I got AmeriKiss when she was 5 months old, she was the cutest friendliest little thing. she had the prettiest eyes and she was always always proud. shed run through the pasture with her head high and her tail up whitout a care in the world. she was my brothers horse really but took more to being with me than with him. I used to paint her, dress her up, bring her in the house and do everything with her. the day we brought her home she ended up running through the barbed wire and cutting her throat pretty badly but we got her to the vet and she healed just fine, great first day huh?, her birthday is Jan.1,2011. she would've been 2 years old this year.... </3 it was like it happened overnight, one day she was perfectly fine runnin and playing with the other horses and the next morning she was barely able to move, we put her in the barn and food and water but she wouldn't eat or drink anything. we kept checking on her making sure she was doing ok, she started eating and a few hours later she drank and little. the day after she started eating and drinking again ,Oct.12,2013, I came home from school only to have my grandpa tell me that we no longer had Kiss.... it was the worst news to ever come home to, ever... I wouldn't wish it apon my worst enemy... Kiss is now buried on top of the hill between the pine trees in the back of the pasture were I can see the cross with her halter hanging off it every morning from the dining room window.

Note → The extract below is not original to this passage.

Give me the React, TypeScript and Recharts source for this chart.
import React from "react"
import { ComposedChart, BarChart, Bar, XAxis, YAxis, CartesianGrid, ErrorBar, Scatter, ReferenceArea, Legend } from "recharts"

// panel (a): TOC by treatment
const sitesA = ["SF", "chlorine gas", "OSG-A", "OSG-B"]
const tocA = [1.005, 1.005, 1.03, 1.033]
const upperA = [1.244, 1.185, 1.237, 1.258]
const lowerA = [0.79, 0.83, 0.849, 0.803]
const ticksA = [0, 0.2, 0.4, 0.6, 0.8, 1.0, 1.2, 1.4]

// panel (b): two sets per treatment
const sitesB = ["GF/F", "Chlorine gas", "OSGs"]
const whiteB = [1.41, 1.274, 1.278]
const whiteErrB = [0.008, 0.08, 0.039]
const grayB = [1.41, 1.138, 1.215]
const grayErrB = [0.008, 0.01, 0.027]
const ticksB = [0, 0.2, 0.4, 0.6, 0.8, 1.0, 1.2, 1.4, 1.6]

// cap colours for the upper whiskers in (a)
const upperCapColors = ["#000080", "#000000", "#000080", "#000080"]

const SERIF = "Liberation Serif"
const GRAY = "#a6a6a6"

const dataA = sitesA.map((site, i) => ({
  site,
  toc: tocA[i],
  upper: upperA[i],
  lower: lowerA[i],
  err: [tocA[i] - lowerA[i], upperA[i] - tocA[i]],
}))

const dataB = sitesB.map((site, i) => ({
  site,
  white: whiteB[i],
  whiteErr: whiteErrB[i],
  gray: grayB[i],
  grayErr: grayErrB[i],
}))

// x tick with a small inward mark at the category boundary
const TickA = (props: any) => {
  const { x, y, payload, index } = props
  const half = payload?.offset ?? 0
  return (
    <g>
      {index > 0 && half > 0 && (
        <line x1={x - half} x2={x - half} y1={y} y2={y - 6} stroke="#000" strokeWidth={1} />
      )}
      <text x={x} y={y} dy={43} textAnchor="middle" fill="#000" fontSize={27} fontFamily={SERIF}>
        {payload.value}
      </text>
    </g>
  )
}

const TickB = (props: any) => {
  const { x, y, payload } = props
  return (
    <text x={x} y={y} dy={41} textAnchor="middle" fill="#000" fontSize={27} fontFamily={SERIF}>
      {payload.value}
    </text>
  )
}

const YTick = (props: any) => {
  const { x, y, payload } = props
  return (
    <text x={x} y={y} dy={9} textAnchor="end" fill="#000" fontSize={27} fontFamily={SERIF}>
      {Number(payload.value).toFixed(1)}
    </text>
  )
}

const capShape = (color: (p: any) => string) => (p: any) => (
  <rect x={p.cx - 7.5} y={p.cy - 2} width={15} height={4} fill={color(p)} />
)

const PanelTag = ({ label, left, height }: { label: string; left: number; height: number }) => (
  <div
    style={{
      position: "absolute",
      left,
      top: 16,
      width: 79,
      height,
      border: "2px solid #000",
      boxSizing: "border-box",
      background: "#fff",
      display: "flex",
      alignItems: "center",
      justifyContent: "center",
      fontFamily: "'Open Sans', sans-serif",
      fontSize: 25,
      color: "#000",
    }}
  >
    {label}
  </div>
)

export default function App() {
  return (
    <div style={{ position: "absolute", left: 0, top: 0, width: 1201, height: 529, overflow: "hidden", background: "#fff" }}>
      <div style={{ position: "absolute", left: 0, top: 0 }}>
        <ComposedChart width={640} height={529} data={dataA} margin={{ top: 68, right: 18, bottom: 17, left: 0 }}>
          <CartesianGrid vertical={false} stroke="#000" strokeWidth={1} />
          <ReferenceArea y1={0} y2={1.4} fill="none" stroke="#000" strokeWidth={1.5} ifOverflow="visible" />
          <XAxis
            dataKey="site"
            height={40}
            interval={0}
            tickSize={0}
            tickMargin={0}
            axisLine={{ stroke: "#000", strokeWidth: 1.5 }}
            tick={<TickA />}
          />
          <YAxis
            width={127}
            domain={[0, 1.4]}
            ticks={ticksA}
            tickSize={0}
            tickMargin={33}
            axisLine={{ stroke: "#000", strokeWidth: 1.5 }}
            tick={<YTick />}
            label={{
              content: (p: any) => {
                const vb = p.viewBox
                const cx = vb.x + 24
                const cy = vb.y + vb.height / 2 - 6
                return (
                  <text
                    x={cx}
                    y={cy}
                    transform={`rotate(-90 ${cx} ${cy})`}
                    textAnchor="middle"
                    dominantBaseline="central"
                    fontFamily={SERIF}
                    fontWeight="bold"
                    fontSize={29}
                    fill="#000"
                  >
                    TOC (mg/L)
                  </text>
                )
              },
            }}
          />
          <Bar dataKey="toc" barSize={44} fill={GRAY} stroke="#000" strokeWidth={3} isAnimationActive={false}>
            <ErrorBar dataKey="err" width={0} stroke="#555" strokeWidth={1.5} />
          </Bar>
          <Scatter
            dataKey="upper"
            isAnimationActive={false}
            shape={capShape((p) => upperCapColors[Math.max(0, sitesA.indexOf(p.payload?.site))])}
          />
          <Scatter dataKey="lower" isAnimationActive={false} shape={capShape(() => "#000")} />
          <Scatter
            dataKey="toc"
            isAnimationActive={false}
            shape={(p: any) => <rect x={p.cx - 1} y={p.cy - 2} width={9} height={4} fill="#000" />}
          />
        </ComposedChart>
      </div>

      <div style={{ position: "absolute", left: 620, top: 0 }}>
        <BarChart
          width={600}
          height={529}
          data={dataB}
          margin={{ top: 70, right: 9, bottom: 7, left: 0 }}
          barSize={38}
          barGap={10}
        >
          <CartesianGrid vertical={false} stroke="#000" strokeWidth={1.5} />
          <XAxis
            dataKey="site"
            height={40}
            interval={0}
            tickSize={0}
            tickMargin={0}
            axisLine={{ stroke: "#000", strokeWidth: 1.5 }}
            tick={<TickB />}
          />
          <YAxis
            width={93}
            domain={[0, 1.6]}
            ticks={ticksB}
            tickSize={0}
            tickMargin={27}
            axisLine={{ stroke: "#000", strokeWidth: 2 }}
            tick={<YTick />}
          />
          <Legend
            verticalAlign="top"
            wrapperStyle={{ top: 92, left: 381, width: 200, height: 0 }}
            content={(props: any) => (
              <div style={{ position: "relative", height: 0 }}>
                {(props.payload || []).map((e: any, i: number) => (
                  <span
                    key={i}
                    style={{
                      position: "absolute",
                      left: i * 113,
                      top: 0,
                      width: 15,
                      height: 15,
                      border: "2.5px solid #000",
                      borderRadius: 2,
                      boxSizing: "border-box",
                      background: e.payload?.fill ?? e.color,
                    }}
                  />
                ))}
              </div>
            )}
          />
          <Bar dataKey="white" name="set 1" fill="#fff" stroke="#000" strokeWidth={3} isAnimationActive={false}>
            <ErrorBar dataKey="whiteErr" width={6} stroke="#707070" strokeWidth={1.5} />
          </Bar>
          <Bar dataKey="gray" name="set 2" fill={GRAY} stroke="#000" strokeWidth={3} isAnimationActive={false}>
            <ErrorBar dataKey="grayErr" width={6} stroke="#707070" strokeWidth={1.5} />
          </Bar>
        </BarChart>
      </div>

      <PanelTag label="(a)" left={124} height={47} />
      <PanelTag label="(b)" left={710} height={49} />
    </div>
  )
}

Its not the same without her, theres days that I wake up and go out to the barn expecting her to meet me at the gate but then have to face the reality of her not being there. I try not to think about her but the harder I try not to the more I do. I will never forget her little whinny she did every morning when I would walk out to wait for the bus. With her gone I now relise that life is to short to take for granite, cherish every little thing and love as much as you can. RIP My AmeriKiss


----------



## BreannaMarie (Dec 9, 2012)

in the picture of her eating the date says jan.1,2010. its supposed to be 2011 and in the story above the pics the date she died isn't oct. of 2013, its supposed to be 2012.


----------



## Samstead (Dec 13, 2011)

I am so sorry, sincerest and deepest sympathies. She was too young, as they all seem. Too beautiful as they all are. Meant everything as most do. Now she's is running, eating, playing over the rainbow bridge. She knows each time you visit her resting place and comes to see you, watching contently and saying "I miss you too"


----------



## BreannaMarie (Dec 9, 2012)

I often wonder what things would be like if she was still here...... </3


----------



## BreannaMarie (Dec 9, 2012)

they say it gets easier...... I just miss her even more every day that goes by.......


----------